The vested interests have won the battle against the taxpayers in the Greek debt crisis. The risks of Greek profligacy are now spread around EU citizens. They will either bear the costs of default directly or, if the Eurozone inflates its way out of the problem, through the imposition of an inflation tax on holders of euros. This is entirely the wrong approach. It is time for taxpayers to revolt.
Greek debt is not systemic or contagious in the sense that Greek default could lead directly to widespread further defaults by creditors and a failure of the financial system. Individual creditors might be in trouble, but, given the normal haircut we see in a default, losses in individual banks will not be big enough to translate into a collapse of the system, contrary to what is usually argued.
Insofar as there are contagion effects they arise from the fact that the first euro sovereign debt default will make people realise that the EU will tolerate default and that we will therefore get more defaults. But, unless fiscal indiscipline is always going to be rewarded by a bailout, some country is going to have to be the first to default at some stage.
In fact, the only way to save the euro as an economic project is for the Eurozone to stop bailing out the Greeks. If Greece is not allowed to default, its fiscal policy will inevitably be controlled by the EU and we move into the endgame of the euro becoming a political project. This is, of course, what the opponents of the euro in the UK feared. On the other hand, if Greece were not bailed out, it might have been possible to limit the Eurozone to an economic project: other member nations would then not have to interfere in Greece’s fiscal decisions. Eurozone countries should be encouraged to market and manage their debt independently so that each country's debt is valued on its own terms.
It is also important that countries should be allowed to leave the euro without having to leave the EU. It is true that exit from the euro and devaluation is no solution to long-term structural economic problems. The Germans had always hoped that the creation of the euro would lead – out of necessity – to less rigid labour markets so that adjustments to economic shocks could take place without currency devaluations. However, they were naïve in this belief. Instead we have, as Margaret Thatcher’s economic advisor Sir Alan Walters predicted, a tendency towards inflation in some parts of the zone and deflation in others. Unless euro exit is possible, the ECB will have an asymmetric bias towards inflation – the easier option.
Greece should sort out its own problems with its creditors. This may well mean default. But creditors should not take this lying down. As Harvard Professor Robert Barro has suggested, when a government defaults it should privatise assets specifically for the benefit of creditors. Justice demands this and it is the best way to restore credibility quickly. There are plenty of candidates for asset sales: the Greek government owns a large number of businesses, aeroplanes and casinos – and there are potentially valuable uninhabited islands.

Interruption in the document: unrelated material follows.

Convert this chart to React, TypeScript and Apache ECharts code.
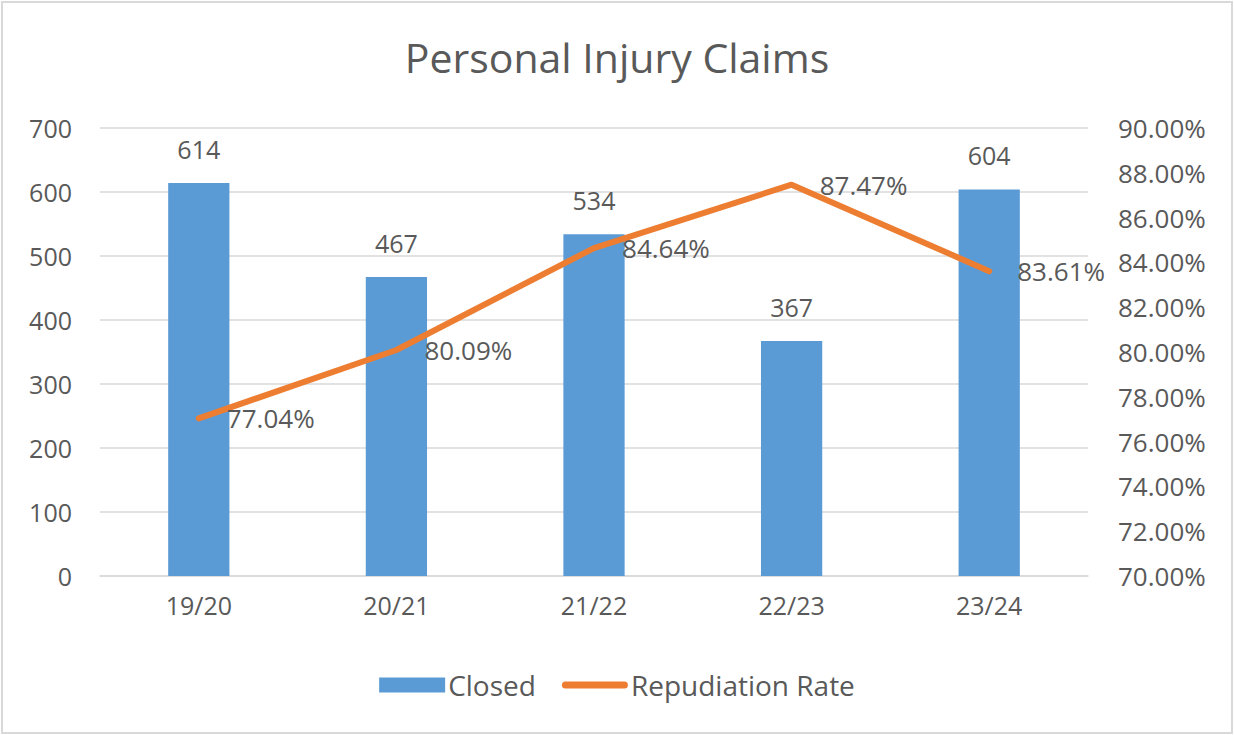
import React, { useEffect, useRef } from "react";
import * as echarts from "echarts";

const categories = ["19/20", "20/21", "21/22", "22/23", "23/24"];
const closedValues = [614, 467, 534, 367, 604];
const repudiationRates = [77.04, 80.09, 84.64, 87.47, 83.61];

const FONT = "'Open Sans', 'Noto Sans', sans-serif";
const TXT = "#595959";
const FS = 25;

export default function App() {
  const ref = useRef<HTMLDivElement>(null);
  useEffect(() => {
    document.body.style.margin = "0";
    const chart = echarts.init(ref.current!, null, { renderer: "svg" });
    chart.setOption({
      animation: false,
      backgroundColor: "#ffffff",
      textStyle: { fontFamily: FONT },
      title: {
        text: "Personal Injury Claims",
        left: "center",
        top: 31,
        textStyle: { fontSize: 41, fontWeight: "normal", color: TXT, fontFamily: FONT },
      },
      legend: {
        top: 666,
        left: "center",
        itemGap: 26,
        itemWidth: 66,
        itemHeight: 15,
        textStyle: { fontSize: 28, color: TXT, fontFamily: FONT, padding: [0, 0, 0, -2] },
        data: [
          { name: "Closed", icon: "rect" },
          {
            name: "Repudiation Rate",
            icon:
              "path://M0,0 L0,0 M66,15 L66,15 M3.5,4 L62.5,4 A3.5,3.5 0 0 1 62.5,11 L3.5,11 A3.5,3.5 0 0 1 3.5,4 Z",
          },
        ],
      },
      grid: { left: 100, right: 146, top: 128, bottom: 159 },
      xAxis: {
        type: "category",
        data: categories,
        axisTick: { show: false },
        axisLine: { lineStyle: { color: "#d9d9d9", width: 1.5 } },
        axisLabel: { fontSize: FS, color: TXT, margin: 16, fontFamily: FONT },
      },
      yAxis: [
        {
          type: "value",
          min: 0,
          max: 700,
          interval: 100,
          axisLine: { show: false },
          axisTick: { show: false },
          splitLine: { lineStyle: { color: "#d9d9d9", width: 1.5 } },
          axisLabel: { fontSize: FS, color: TXT, margin: 28, fontFamily: FONT },
        },
        {
          type: "value",
          min: 70,
          max: 90,
          interval: 2,
          axisLine: { show: false },
          axisTick: { show: false },
          splitLine: { show: false },
          axisLabel: {
            fontSize: 26,
            color: TXT,
            margin: 30,
            fontFamily: FONT,
            formatter: (v: number) => v.toFixed(2) + "%",
          },
        },
      ],
      series: [
        {
          name: "Closed",
          type: "bar",
          data: closedValues,
          barWidth: "31%",
          itemStyle: { color: "#5b9bd5" },
          label: {
            show: true,
            position: "top",
            distance: 22,
            fontSize: FS,
            color: TXT,
            fontFamily: FONT,
          },
        },
        {
          name: "Repudiation Rate",
          type: "line",
          yAxisIndex: 1,
          data: repudiationRates,
          symbol: "circle",
          symbolSize: 0.1,
          showSymbol: true,
          lineStyle: { color: "#ed7d31", width: 6, cap: "round", join: "round" },
          itemStyle: { color: "#ed7d31" },
          label: {
            show: true,
            position: "right",
            distance: 28,
            fontSize: 26,
            color: TXT,
            fontFamily: FONT,
            formatter: (p: any) => Number(p.value).toFixed(2) + "%",
          },
        },
      ],
      graphic: [
        {
          type: "rect",
          shape: { x: 2, y: 2, width: 1230, height: 731 },
          style: { fill: "none", stroke: "#d9d9d9", lineWidth: 2 },
          silent: true,
        },
      ],
    });
    return () => chart.dispose();
  }, []);
  return (
    <div
      ref={ref}
      style={{ position: "fixed", left: 0, top: 0, width: 1234, height: 735 }}
    />
  );
}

The Greek government – and its electorate – need to know that if they spend other people’s money freely, there are serious consequences. The government’s creditors need to wake up to their responsibilities too and stop expecting bailouts. If default happens the world will not come to an end but, if creditors stick to their guns and demand compensation, it might pave the way for electors in democracies to demand fiscal responsibility from their leaders.